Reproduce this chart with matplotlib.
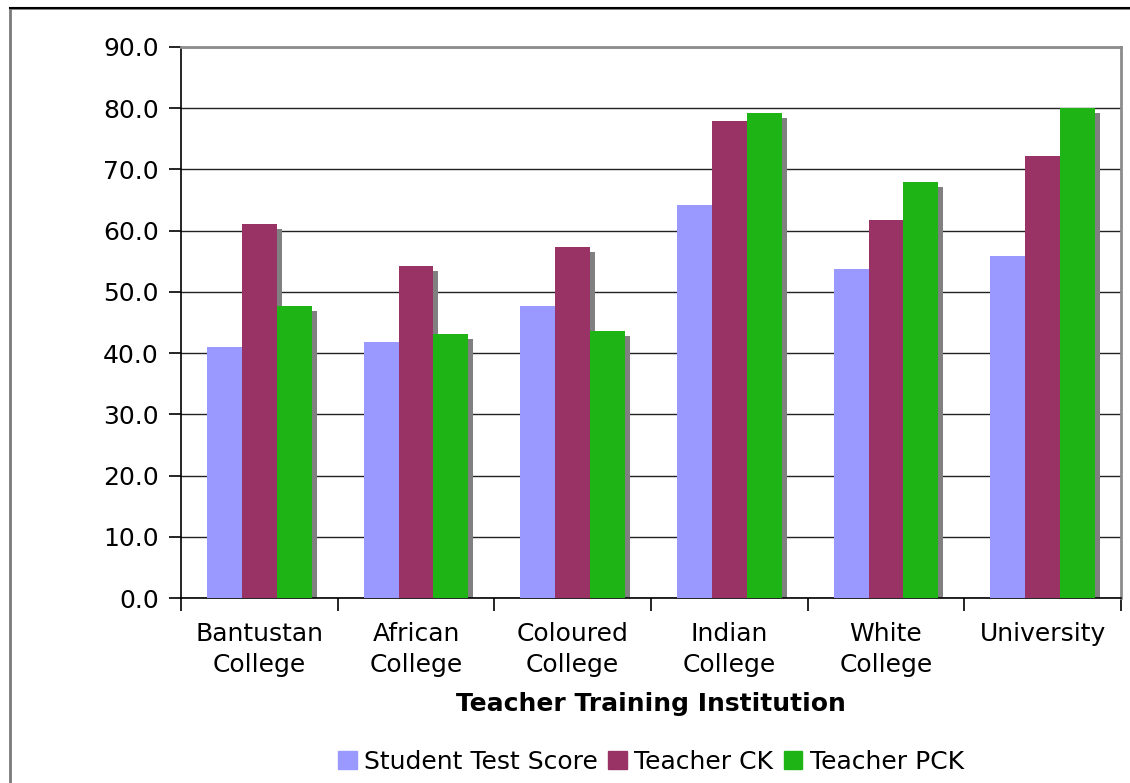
import matplotlib
matplotlib.use("Agg")
import matplotlib.pyplot as plt
import matplotlib.patches as mpatches
import numpy as np

categories = ["Bantustan\nCollege", "African\nCollege", "Coloured\nCollege",
              "Indian\nCollege", "White\nCollege", "University"]
student_test_score = [41.0, 41.8, 47.7, 64.2, 53.7, 55.9]
teacher_ck = [61.1, 54.2, 57.3, 77.9, 61.7, 72.2]
teacher_pck = [47.7, 43.1, 43.6, 79.2, 68.0, 80.0]
series_names = ["Student Test Score", "Teacher CK", "Teacher PCK"]
series_colors = ["#9999ff", "#993366", "#1fb416"]
y_ticks = [0, 10, 20, 30, 40, 50, 60, 70, 80, 90]

W, H = 1130, 783
fig = plt.figure(figsize=(W / 100, H / 100), dpi=100)
plt.rcParams['font.family'] = ['DejaVu Sans']
FS = 18

# outer chart frame
frame = mpatches.Rectangle((10 / W, -0.05), 1.2, 1 - 8 / H + 0.05,
                           transform=fig.transFigure, fill=False,
                           edgecolor="#7a7a7a", linewidth=2, zorder=0)
fig.patches.append(frame)
fig.add_artist(plt.Line2D([10 / W, 1.0], [1 - 8 / H, 1 - 8 / H],
                          transform=fig.transFigure, color="black", lw=1.5))

ax_left, ax_right, ax_top, ax_bottom = 181, 1121, 47, 598
ax = fig.add_axes([ax_left / W, 1 - ax_bottom / H,
                   (ax_right - ax_left) / W, (ax_bottom - ax_top) / H])

n = len(categories)
x = np.arange(n)
bw = 0.223
series = [student_test_score, teacher_ck, teacher_pck]
offsets = [-bw, 0, bw]

# shadows
dx = 5 / ((ax_right - ax_left) / n)
dy = 5 / ((ax_bottom - ax_top) / 90)
for vals, off in zip(series, offsets):
    ax.bar(x + off + dx, np.array(vals) - dy, width=bw, color="#808080",
           zorder=2, linewidth=0)
for vals, off, col, name in zip(series, offsets, series_colors, series_names):
    ax.bar(x + off, vals, width=bw, color=col, zorder=3, linewidth=0, label=name)

ax.set_xlim(-0.5, n - 0.5)
ax.set_ylim(0, 90)
ax.set_yticks(y_ticks)
ax.set_yticklabels([f"{v:.1f}" for v in y_ticks], fontsize=FS)
ax.yaxis.grid(True, color="#222222", linewidth=1, zorder=1)
ax.set_axisbelow(True)

# x ticks at group boundaries, labels at centers
ax.set_xticks(np.arange(-0.5, n, 1.0))
ax.set_xticklabels([])
ax.set_xticks(x, minor=True)
ax.set_xticklabels(categories, minor=True, fontsize=FS, linespacing=1.38)
ax.tick_params(axis="x", which="minor", length=0, pad=17)
ax.tick_params(axis="x", which="major", length=9, width=1.2, direction="out")
ax.tick_params(axis="y", length=9, width=1.2, direction="out", pad=7)

for s in ["top", "right"]:
    ax.spines[s].set_color("#8c8c8c")
    ax.spines[s].set_linewidth(2)
for s in ["left", "bottom"]:
    ax.spines[s].set_color("black")
    ax.spines[s].set_linewidth(1.2)

fig.text((ax_left + ax_right) / 2 / W, 1 - 704 / H, "Teacher Training Institution",
         ha="center", va="center", fontsize=FS, fontweight="bold")

handles = [mpatches.Patch(color=c, label=l) for c, l in zip(series_colors, series_names)]
fig.legend(handles=handles, loc="center", bbox_to_anchor=((ax_left + ax_right) / 2 / W, 1 - 762 / H),
           ncol=3, frameon=False, fontsize=FS, handlelength=0.75, handleheight=0.75,
           handletextpad=0.3, columnspacing=0.4, borderpad=0)

fig.savefig("out.png", dpi=100)
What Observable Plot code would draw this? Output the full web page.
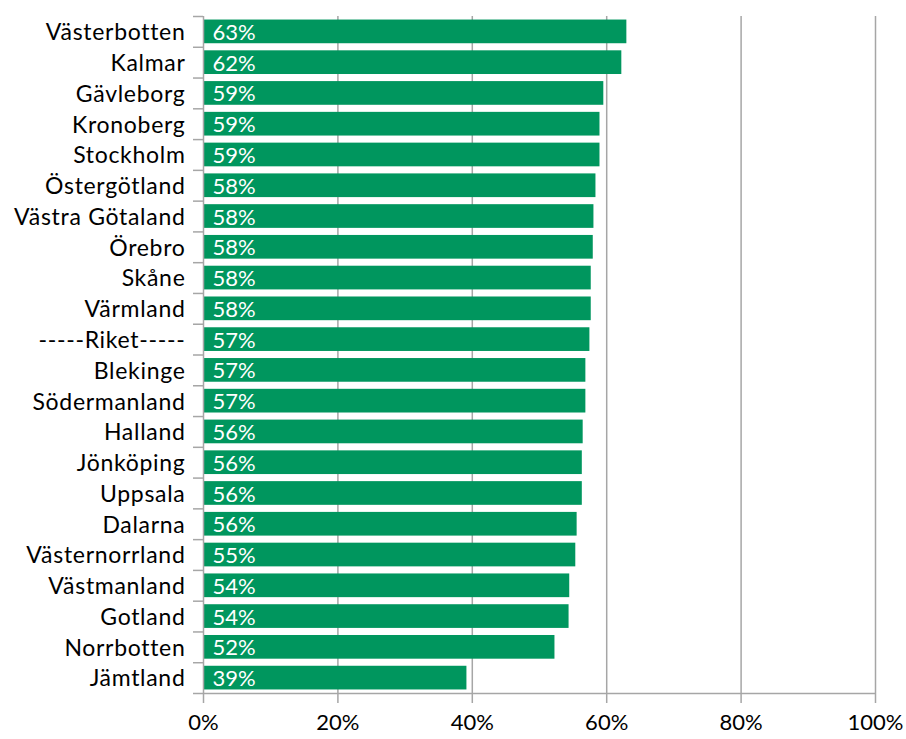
<!DOCTYPE html>
<html><head><meta charset="utf-8">
<script src="https://cdn.jsdelivr.net/npm/d3@7"></script>
<script src="https://cdn.jsdelivr.net/npm/@observablehq/plot@0.6"></script>
<style>
body{margin:0;background:#fff}
.cat text{letter-spacing:0.7px}
</style>
</head><body><div id="chart"></div>
<script>
const regions = ["Västerbotten","Kalmar","Gävleborg","Kronoberg","Stockholm","Östergötland","Västra Götaland","Örebro","Skåne","Värmland","-----Riket-----","Blekinge","Södermanland","Halland","Jönköping","Uppsala","Dalarna","Västernorrland","Västmanland","Gotland","Norrbotten","Jämtland"];
const values = [0.630,0.6225,0.5957,0.590,0.590,0.584,0.581,0.580,0.577,0.577,0.575,0.569,0.569,0.565,0.5637,0.5637,0.556,0.554,0.545,0.544,0.523,0.392];
const labels = ["63%","62%","59%","59%","59%","58%","58%","58%","58%","58%","57%","57%","57%","56%","56%","56%","56%","55%","54%","54%","52%","39%"];
const xTicks = [0,0.2,0.4,0.6,0.8,1];

const data = regions.map((r,i)=>({region:r, value:values[i], label:labels[i], idx:i}));
const n = regions.length;
const gray = "#a6a6a6";
const pad = 0.115;
const chart = Plot.plot({
  width: 906, height: 739,
  marginTop: 16, marginBottom: 46, marginLeft: 203, marginRight: 31,
  style: {fontFamily: "Lato", fontSize: "22px", fontWeight: 400, color: "#000", background: "#fff"},
  x: {domain: [0,1]},
  y: {domain: [0, n], reverse: true},
  marks: [
    Plot.ruleX(xTicks.slice(1), {stroke: gray, strokeWidth: 1.5}),
    Plot.rectX(data, {x1: 0, x2: "value", y1: d=>d.idx+pad, y2: d=>d.idx+1-pad, fill: "#00965E"}),
    Plot.text(data, {x: 0, y: d=>d.idx+0.5, text: "label", textAnchor: "start", dx: 9, dy: 1, fill: "white", fontSize: 22}),
    Plot.ruleX([0], {stroke: gray, strokeWidth: 1.5}),
    Plot.ruleY([n], {stroke: gray, strokeWidth: 1.5}),
    Plot.axisY(d3.range(n+1), {tickSize: 10, tickFormat: () => "", stroke: gray, strokeWidth: 1.5, label: null}),
    Plot.axisY(d3.range(n).map(i=>i+0.5), {tickSize: 0, tickPadding: 18, dy: 1, tickFormat: v => regions[Math.floor(v)], fill: "#000", fontSize: 23, className: "cat", label: null}),
    Plot.axisX(xTicks, {tickSize: 10, tickPadding: 11, tickFormat: d3.format(".0%"), stroke: gray, strokeWidth: 1.5, fill: "#000", label: null})
  ]
});
document.getElementById("chart").appendChild(chart);
</script>
</body></html>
────────────────
To do> Can you retype every record above exactly, leaving out the pictures?

Written solution>
Reproduce this chart with matplotlib.
import matplotlib
matplotlib.use("Agg")
import matplotlib.pyplot as plt
import matplotlib.patches as mpatches
import numpy as np

categories = ["Bantustan\nCollege", "African\nCollege", "Coloured\nCollege",
              "Indian\nCollege", "White\nCollege", "University"]
student_test_score = [41.0, 41.8, 47.7, 64.2, 53.7, 55.9]
teacher_ck = [61.1, 54.2, 57.3, 77.9, 61.7, 72.2]
teacher_pck = [47.7, 43.1, 43.6, 79.2, 68.0, 80.0]
series_names = ["Student Test Score", "Teacher CK", "Teacher PCK"]
series_colors = ["#9999ff", "#993366", "#1fb416"]
y_ticks = [0, 10, 20, 30, 40, 50, 60, 70, 80, 90]

W, H = 1130, 783
fig = plt.figure(figsize=(W / 100, H / 100), dpi=100)
plt.rcParams['font.family'] = ['DejaVu Sans']
FS = 18

# outer chart frame
frame = mpatches.Rectangle((10 / W, -0.05), 1.2, 1 - 8 / H + 0.05,
                           transform=fig.transFigure, fill=False,
                           edgecolor="#7a7a7a", linewidth=2, zorder=0)
fig.patches.append(frame)
fig.add_artist(plt.Line2D([10 / W, 1.0], [1 - 8 / H, 1 - 8 / H],
                          transform=fig.transFigure, color="black", lw=1.5))

ax_left, ax_right, ax_top, ax_bottom = 181, 1121, 47, 598
ax = fig.add_axes([ax_left / W, 1 - ax_bottom / H,
                   (ax_right - ax_left) / W, (ax_bottom - ax_top) / H])

n = len(categories)
x = np.arange(n)
bw = 0.223
series = [student_test_score, teacher_ck, teacher_pck]
offsets = [-bw, 0, bw]

# shadows
dx = 5 / ((ax_right - ax_left) / n)
dy = 5 / ((ax_bottom - ax_top) / 90)
for vals, off in zip(series, offsets):
    ax.bar(x + off + dx, np.array(vals) - dy, width=bw, color="#808080",
           zorder=2, linewidth=0)
for vals, off, col, name in zip(series, offsets, series_colors, series_names):
    ax.bar(x + off, vals, width=bw, color=col, zorder=3, linewidth=0, label=name)

ax.set_xlim(-0.5, n - 0.5)
ax.set_ylim(0, 90)
ax.set_yticks(y_ticks)
ax.set_yticklabels([f"{v:.1f}" for v in y_ticks], fontsize=FS)
ax.yaxis.grid(True, color="#222222", linewidth=1, zorder=1)
ax.set_axisbelow(True)

# x ticks at group boundaries, labels at centers
ax.set_xticks(np.arange(-0.5, n, 1.0))
ax.set_xticklabels([])
ax.set_xticks(x, minor=True)
ax.set_xticklabels(categories, minor=True, fontsize=FS, linespacing=1.38)
ax.tick_params(axis="x", which="minor", length=0, pad=17)
ax.tick_params(axis="x", which="major", length=9, width=1.2, direction="out")
ax.tick_params(axis="y", length=9, width=1.2, direction="out", pad=7)

for s in ["top", "right"]:
    ax.spines[s].set_color("#8c8c8c")
    ax.spines[s].set_linewidth(2)
for s in ["left", "bottom"]:
    ax.spines[s].set_color("black")
    ax.spines[s].set_linewidth(1.2)

fig.text((ax_left + ax_right) / 2 / W, 1 - 704 / H, "Teacher Training Institution",
         ha="center", va="center", fontsize=FS, fontweight="bold")

handles = [mpatches.Patch(color=c, label=l) for c, l in zip(series_colors, series_names)]
fig.legend(handles=handles, loc="center", bbox_to_anchor=((ax_left + ax_right) / 2 / W, 1 - 762 / H),
           ncol=3, frameon=False, fontsize=FS, handlelength=0.75, handleheight=0.75,
           handletextpad=0.3, columnspacing=0.4, borderpad=0)

fig.savefig("out.png", dpi=100)
What Observable Plot code would draw this? Output the full web page.
<!DOCTYPE html>
<html><head><meta charset="utf-8">
<script src="https://cdn.jsdelivr.net/npm/d3@7"></script>
<script src="https://cdn.jsdelivr.net/npm/@observablehq/plot@0.6"></script>
<style>
body{margin:0;background:#fff}
.cat text{letter-spacing:0.7px}
</style>
</head><body><div id="chart"></div>
<script>
const regions = ["Västerbotten","Kalmar","Gävleborg","Kronoberg","Stockholm","Östergötland","Västra Götaland","Örebro","Skåne","Värmland","-----Riket-----","Blekinge","Södermanland","Halland","Jönköping","Uppsala","Dalarna","Västernorrland","Västmanland","Gotland","Norrbotten","Jämtland"];
const values = [0.630,0.6225,0.5957,0.590,0.590,0.584,0.581,0.580,0.577,0.577,0.575,0.569,0.569,0.565,0.5637,0.5637,0.556,0.554,0.545,0.544,0.523,0.392];
const labels = ["63%","62%","59%","59%","59%","58%","58%","58%","58%","58%","57%","57%","57%","56%","56%","56%","56%","55%","54%","54%","52%","39%"];
const xTicks = [0,0.2,0.4,0.6,0.8,1];

const data = regions.map((r,i)=>({region:r, value:values[i], label:labels[i], idx:i}));
const n = regions.length;
const gray = "#a6a6a6";
const pad = 0.115;
const chart = Plot.plot({
  width: 906, height: 739,
  marginTop: 16, marginBottom: 46, marginLeft: 203, marginRight: 31,
  style: {fontFamily: "Lato", fontSize: "22px", fontWeight: 400, color: "#000", background: "#fff"},
  x: {domain: [0,1]},
  y: {domain: [0, n], reverse: true},
  marks: [
    Plot.ruleX(xTicks.slice(1), {stroke: gray, strokeWidth: 1.5}),
    Plot.rectX(data, {x1: 0, x2: "value", y1: d=>d.idx+pad, y2: d=>d.idx+1-pad, fill: "#00965E"}),
    Plot.text(data, {x: 0, y: d=>d.idx+0.5, text: "label", textAnchor: "start", dx: 9, dy: 1, fill: "white", fontSize: 22}),
    Plot.ruleX([0], {stroke: gray, strokeWidth: 1.5}),
    Plot.ruleY([n], {stroke: gray, strokeWidth: 1.5}),
    Plot.axisY(d3.range(n+1), {tickSize: 10, tickFormat: () => "", stroke: gray, strokeWidth: 1.5, label: null}),
    Plot.axisY(d3.range(n).map(i=>i+0.5), {tickSize: 0, tickPadding: 18, dy: 1, tickFormat: v => regions[Math.floor(v)], fill: "#000", fontSize: 23, className: "cat", label: null}),
    Plot.axisX(xTicks, {tickSize: 10, tickPadding: 11, tickFormat: d3.format(".0%"), stroke: gray, strokeWidth: 1.5, fill: "#000", label: null})
  ]
});
document.getElementById("chart").appendChild(chart);
</script>
</body></html>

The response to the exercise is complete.